Obelisco di Piazza San Pietro

L’OBELISCO DI PIAZZA SAN PIETRO Ignazio visse quei giorni di gloria senza parlarne troppo in giro, com’era suo costume. Il papa, riconoscente, lo premiò con la carica di vescovo di Alatri. Da allora l’enciclopedico domenicano si applicò con impegno alla cura delle anime. Ma non trascurò gli studi. Nel 1583, forse pensando agli anni della sua infanzia e agli insegnamenti di sua zia Teodora, scrisse una piccola storia della prospettiva. Costruì anche altri apparecchi che servivano a effettuare complessi calcoli matematici insieme a degli anemoscopi capaci di indicare in modo esatto la direzione del vento. Nel museo archeologico di Perugia sono ancora visibili dei pezzi di questi preziosi strumenti.

Gregorio XIII morì. Al suo posto fu eletto Sisto V. Anche il nuovo papa ricorse a Ignazio Danti per la difficile operazione dello spostamento dell’obelisco in Piazza San Pietro. Il monumento egiziano, un enorme monolite in granito rosso, vecchio di tremila anni e alto 25 metri, fu portato a Roma su ordine dell’imperatore Caligola nel 40 d.C. Per evitare che si spezzasse, i Romani lo caricarono su una nave riempita di lenticchie. Sistemare il gigante di pietra al centro del luogo più importante della cristianità era un’operazione altrettanto complicata. Ignazio guidò con maestria i lavori. Ancora oggi l’obelisco funge da meridiana della piazza e alla sua base  si possono vedere i disegni degli equinozi e dei solstizi tracciati dal grande astronomo.

IL “GIALLO” DELL’ARRINGATORE Quel disegno dei cieli fu l’ultima opera di Ignazio, che morì a 50 anni. Era sopravvissuto a tutti i suoi familiari. Anche a Girolamo, che aveva undici anni meno di lui e che seguendo la tradizione di famiglia fu orafo e pittore. L’ultimogenito dei Danti rimase quasi sempre a Perugia, nella bottega rinascimentale dell’anziano padre Giulio. Dipinse la sagrestia della basilica di San Pietro e affrescò una parete del chiostro di San Domenico. Ignazio lo volle con sé quando realizzò le meravigliose carte geografiche in Vaticano. Molte delle sue opere andarono perdute. Quelle rimaste si possono ancora ammirare nel museo della cattedrale di Perugia, nella bella chiesa di S. Domenico a Gubbio, all’interno della Abbazia dei Sette Frati vicino Pietrafitta e anche nella Collegiata di Umbertide.

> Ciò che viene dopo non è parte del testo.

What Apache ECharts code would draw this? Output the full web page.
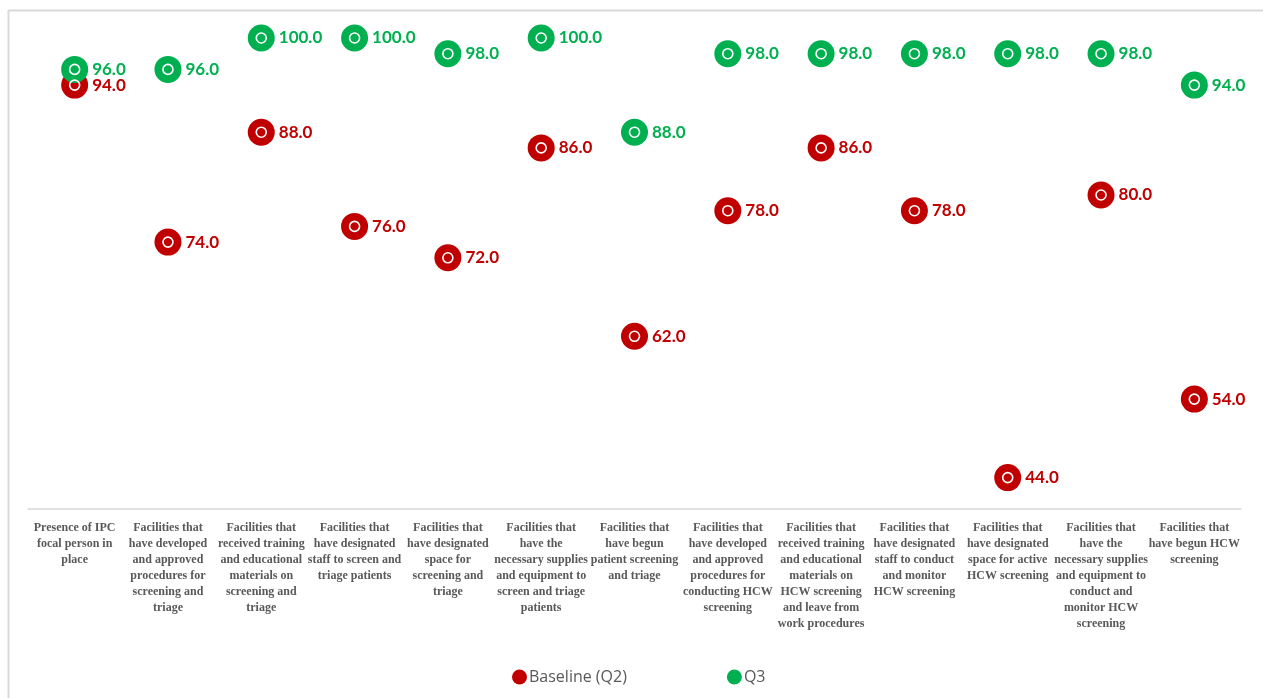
<!DOCTYPE html>
<html>
<head>
<meta charset="utf-8">
<script src="https://cdn.jsdelivr.net/npm/echarts@6/dist/echarts.min.js"></script>
<style>
  html, body { margin: 0; padding: 0; background: #fff; }
  #chart { width: 1263px; height: 698px; }
</style>
</head>
<body>
<div id="chart"></div>
<script>
// Indicator categories (axis labels, broken into lines as printed)
const categories = [
  'Presence of IPC\nfocal person in\nplace',
  'Facilities that\nhave developed\nand approved\nprocedures for\nscreening and\ntriage',
  'Facilities that\nreceived training\nand educational\nmaterials on\nscreening and\ntriage',
  'Facilities that\nhave designated\nstaff to screen and\ntriage patients',
  'Facilities that\nhave designated\nspace for\nscreening and\ntriage',
  'Facilities that\nhave the\nnecessary supplies\nand equipment to\nscreen and triage\npatients',
  'Facilities that\nhave begun\npatient screening\nand triage',
  'Facilities that\nhave developed\nand approved\nprocedures for\nconducting HCW\nscreening',
  'Facilities that\nreceived training\nand educational\nmaterials on\nHCW screening\nand leave from\nwork procedures',
  'Facilities that\nhave designated\nstaff to conduct\nand monitor\nHCW screening',
  'Facilities that\nhave designated\nspace for active\nHCW screening',
  'Facilities that\nhave the\nnecessary supplies\nand equipment to\nconduct and\nmonitor HCW\nscreening',
  'Facilities that\nhave begun HCW\nscreening'
];

// Percent of facilities
const baselineQ2 = [94, 74, 88, 76, 72, 86, 62, 78, 86, 78, 44, 80, 54];
const q3 = [96, 96, 100, 100, 98, 100, 88, 98, 98, 98, 98, 98, 94];

const RED = '#C00000';
const GREEN = '#00B050';

function dotSeries(name, data, color) {
  return {
    name: name,
    type: 'scatter',
    data: data,
    symbol: 'circle',
    symbolSize: 27,
    itemStyle: { color: color, opacity: 1 },
    label: {
      show: true,
      position: 'right',
      distance: 4,
      formatter: p => p.value.toFixed(1),
      color: color,
      fontFamily: 'Lato, "Open Sans", sans-serif',
      fontWeight: 'bold',
      fontSize: 17
    },
    emphasis: { disabled: true },
    z: 3
  };
}

// White inner ring drawn on top of each dot
function ringSeries(data) {
  return {
    type: 'scatter',
    data: data,
    symbol: 'circle',
    symbolSize: 10,
    itemStyle: { color: 'rgba(0,0,0,0)', borderColor: '#fff', borderWidth: 1.6, opacity: 1 },
    silent: true,
    emphasis: { disabled: true },
    z: 4
  };
}

const chart = echarts.init(document.getElementById('chart'), null, { renderer: 'canvas' });

chart.setOption({
  animation: false,
  backgroundColor: '#fff',
  grid: { left: 28, right: 22, top: 38, bottom: 189, containLabel: false },
  graphic: [
    { type: 'line', shape: { x1: 8, y1: 10.5, x2: 1263, y2: 10.5 }, style: { stroke: '#d9d9d9', lineWidth: 2 } },
    { type: 'line', shape: { x1: 8.5, y1: 10, x2: 8.5, y2: 698 }, style: { stroke: '#d9d9d9', lineWidth: 2 } }
  ],
  legend: {
    data: ['Baseline (Q2)', 'Q3'],
    left: 507,
    top: 664,
    icon: 'circle',
    itemWidth: 15,
    itemHeight: 15,
    itemGap: 100,
    textStyle: { color: '#595959', fontSize: 16, fontFamily: '"Open Sans", sans-serif', padding: [0, 0, 0, -3] }
  },
  xAxis: {
    type: 'category',
    data: categories,
    axisLine: { show: true, lineStyle: { color: '#d9d9d9', width: 1.5 } },
    axisTick: { show: false },
    axisLabel: {
      interval: 0,
      margin: 11,
      color: '#595959',
      fontFamily: '"Liberation Serif", "DejaVu Serif", serif',
      fontWeight: 'bold',
      fontSize: 12,
      lineHeight: 16
    },
    splitLine: { show: false }
  },
  yAxis: {
    type: 'value',
    min: 40,
    max: 100,
    show: false,
    splitLine: { show: false }
  },
  series: [
    dotSeries('Baseline (Q2)', baselineQ2, RED),
    ringSeries(baselineQ2),
    dotSeries('Q3', q3, GREEN),
    ringSeries(q3)
  ]
});
</script>
</body>
</html>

Un’opera di Girolamo Danti nella chiesa di S. Domenico a Perugia

Tutti i Danti ora riposano nella basilica perugina di San Domenico, la più grande chiesa dell’Umbria. Lì Ignazio era nato, lì fu ordinato frate e lì volle essere sepolto. Insieme a Girolamo disegnò la sua tomba e quella dei suoi congiunti: il sepolcro spicca su una colonna del tempio, a sinistra del presbiterio, sovrastato da un piccolo busto che raffigura Vincenzo Danti. Una epigrafe latina incisa nella pietra ricorda la grandezza della inimitabile famiglia.

Quasi sotto silenzio è invece passata un’altra vicenda: un “giallo” archeologico nel quale rimasero coinvolti tutti i componenti della dinastia perugina: il trasporto illegale, da Perugia a Firenze, nel 1566, della preziosa statua dell’Arringatore, un bronzo etrusco ad altezza naturale trovato da un mezzadro in una vigna vicino il paese di Pila.

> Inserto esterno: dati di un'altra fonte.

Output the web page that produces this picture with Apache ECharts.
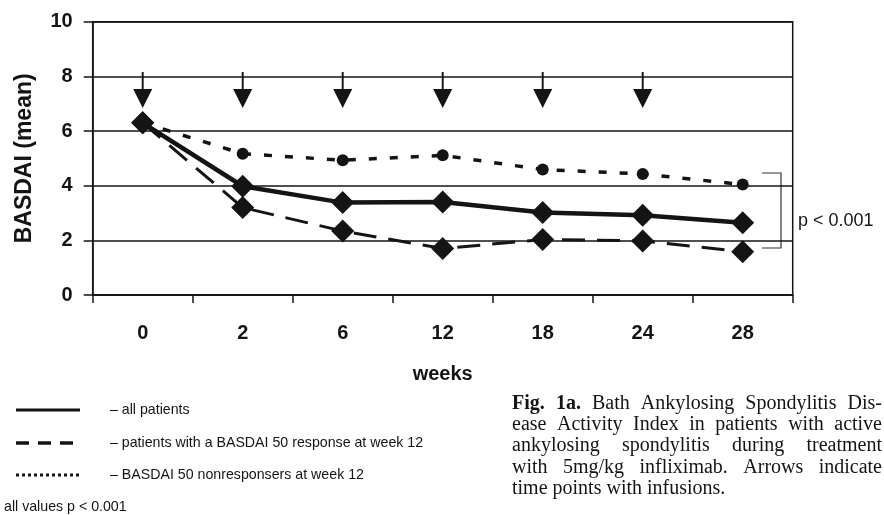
<!DOCTYPE html>
<html><head><meta charset="utf-8">
<script src="https://cdn.jsdelivr.net/npm/echarts@6/dist/echarts.min.js"></script>
<style>html,body{margin:0;padding:0;background:#fff}#c{width:884px;height:515px}</style>
</head><body><div id="c"></div>
<script>
// ---- data ----
const weeks = ['0', '2', '6', '12', '18', '24', '28'];
const allPatients = [6.3, 3.98, 3.38, 3.4, 3.02, 2.92, 2.64];
const responders = [6.3, 3.2, 2.34, 1.7, 2.03, 1.98, 1.58];
const nonResponders = [6.3, 5.17, 4.93, 5.11, 4.59, 4.43, 4.04];
const infusionWeeks = ['0', '2', '6', '12', '18', '24'];
const arrowLevel = 7.5;
const yMin = 0, yMax = 10, yStep = 2;
const seriesNames = ['all patients', 'patients with a BASDAI 50 response at week 12', 'BASDAI 50 nonresponsers at week 12'];
const legendLabels = ['– all patients', '– patients with a BASDAI 50 response at week 12', '– BASDAI 50 nonresponsers at week 12'];
const footNote = 'all values p < 0.001';
const pText = 'p < 0.001';
const captionBold = ['Fig.', '1a.'];
const captionLines = [
  'Fig. 1a. Bath Ankylosing Spondylitis Dis-',
  'ease Activity Index in patients with active',
  'ankylosing spondylitis during treatment',
  'with 5mg/kg infliximab. Arrows indicate',
  'time points with infusions.'
];

// ---- layout helpers ----
const INK = '#141414';
const SANS = '"Liberation Sans", Arial, sans-serif';
const SERIF = '"Liberation Serif", "Times New Roman", serif';
const ctx = document.createElement('canvas').getContext('2d');
function measure(t, bold) { ctx.font = (bold ? 'bold ' : '') + '20px ' + SERIF; return ctx.measureText(t).width; }

const graphics = [];
// legend
const legendY = [410, 443, 475];
const legendDash = [null, [13, 9], [3, 3]];
const legendW = [3, 3.5, 3];
legendLabels.forEach((lab, i) => {
  graphics.push({ type: 'line', shape: { x1: 16, y1: legendY[i], x2: 80, y2: legendY[i] },
    style: { stroke: INK, lineWidth: legendW[i], lineDash: legendDash[i] } });
  graphics.push({ type: 'text', x: 110, y: legendY[i],
    style: { text: lab, font: '14.2px ' + SANS, fill: INK, verticalAlign: 'middle' } });
});
graphics.push({ type: 'text', x: 4, y: 507, style: { text: footNote, font: '14.2px ' + SANS, fill: INK, verticalAlign: 'middle' } });
// bracket + p value
graphics.push({ type: 'polyline', shape: { points: [[762, 173], [781, 173], [781, 248], [762, 248]] },
  style: { stroke: '#333', lineWidth: 1.2, fill: null } });
graphics.push({ type: 'text', x: 798, y: 221, style: { text: pText, font: '18px ' + SANS, fill: INK, verticalAlign: 'middle' } });
// caption (justified)
const capX0 = 512, capX1 = 882, capBase = [410, 431.3, 452.6, 473.9, 495.2];
captionLines.forEach((line, li) => {
  const words = line.split(' ');
  const bolds = words.map((w, wi) => li === 0 && wi < captionBold.length && captionBold[wi] === w);
  const widths = words.map((w, wi) => measure(w, bolds[wi]));
  const total = widths.reduce((a, b) => a + b, 0);
  const last = li === captionLines.length - 1;
  const gap = last ? measure(' ', false) : (capX1 - capX0 - total) / (words.length - 1);
  let x = capX0;
  words.forEach((w, wi) => {
    graphics.push({ type: 'text', x: x, y: capBase[li] - 6.5,
      style: { text: w, font: (bolds[wi] ? 'bold ' : '') + '20px ' + SERIF, fill: INK, verticalAlign: 'middle' } });
    x += widths[wi] + gap;
  });
});

const chart = echarts.init(document.getElementById('c'), null, { renderer: 'canvas' });
chart.setOption({
  animation: false,
  backgroundColor: '#fff',
  textStyle: { fontFamily: SANS },
  grid: { left: 92.7, right: 91.3, top: 21.7, bottom: 220, show: true, borderColor: INK, borderWidth: 1.5 },
  xAxis: {
    type: 'category', data: weeks, boundaryGap: true,
    axisLine: { lineStyle: { color: INK, width: 1.5 } },
    axisTick: { show: true, length: 8, lineStyle: { color: INK, width: 1.5 } },
    axisLabel: { margin: 28, fontSize: 20, fontWeight: 'bold', color: INK, fontFamily: SANS },
    name: 'weeks', nameLocation: 'middle', nameGap: 69,
    nameTextStyle: { fontSize: 20, fontWeight: 'bold', color: INK, fontFamily: SANS }
  },
  yAxis: {
    type: 'value', min: yMin, max: yMax, interval: yStep,
    axisLine: { show: true, lineStyle: { color: INK, width: 1.5 } },
    axisTick: { show: true, length: 9, lineStyle: { color: INK, width: 1.5 } },
    splitLine: { show: true, lineStyle: { color: INK, width: 1.5 } },
    axisLabel: { margin: 20, fontSize: 20, fontWeight: 'bold', color: INK, fontFamily: SANS },
    name: 'BASDAI (mean)', nameLocation: 'middle', nameGap: 57,
    nameTextStyle: { fontSize: 23, fontWeight: 'bold', color: INK, fontFamily: SANS }
  },
  series: [
    { name: seriesNames[2], type: 'line', data: nonResponders, symbol: 'circle', symbolSize: 12,
      itemStyle: { color: INK }, lineStyle: { color: INK, width: 3.5, type: [8, 13] }, z: 3 },
    { name: seriesNames[1], type: 'line', data: responders, symbol: 'diamond', symbolSize: 23,
      itemStyle: { color: INK }, lineStyle: { color: INK, width: 3, type: [23, 12] }, z: 4 },
    { name: seriesNames[0], type: 'line', data: allPatients, symbol: 'diamond', symbolSize: 23,
      itemStyle: { color: INK }, lineStyle: { color: INK, width: 4.5 }, z: 5 },
    { name: 'infusions', type: 'scatter', data: infusionWeeks.map(w => [w, arrowLevel]),
      symbol: 'path://M9,0L11,0L11,17L20,17L10,36L0,17L9,17Z', symbolSize: [19, 36],
      itemStyle: { color: INK, opacity: 1 }, silent: true, z: 6 }
  ],
  graphic: graphics
});
</script></body></html>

Il contadino vendette la statua a Giulio Danti. Ma il bronzo etrusco sparì subito dalla bottega orafa del centro di Perugia e andò ad arricchire la straordinaria collezione di capolavori di Cosimo de’ Medici. La statua fu messa in una cassa che nottetempo passò la dogana di Sanguineto, vicino Tuoro sul Trasimeno, dove era segnato il confine tra lo Stato pontificio e il Granducato di Toscana. Il proprietario del terreno dove fu dissotterrato il bellissimo bronzo denunciò i Danti e il mezzadro. Il contadino fu imprigionato insieme a Giulio. L’orafo poi fu scarcerato, con gran scandalo dei perugini, dietro 100 scudi di cauzione. Ma questa è un’altra storia.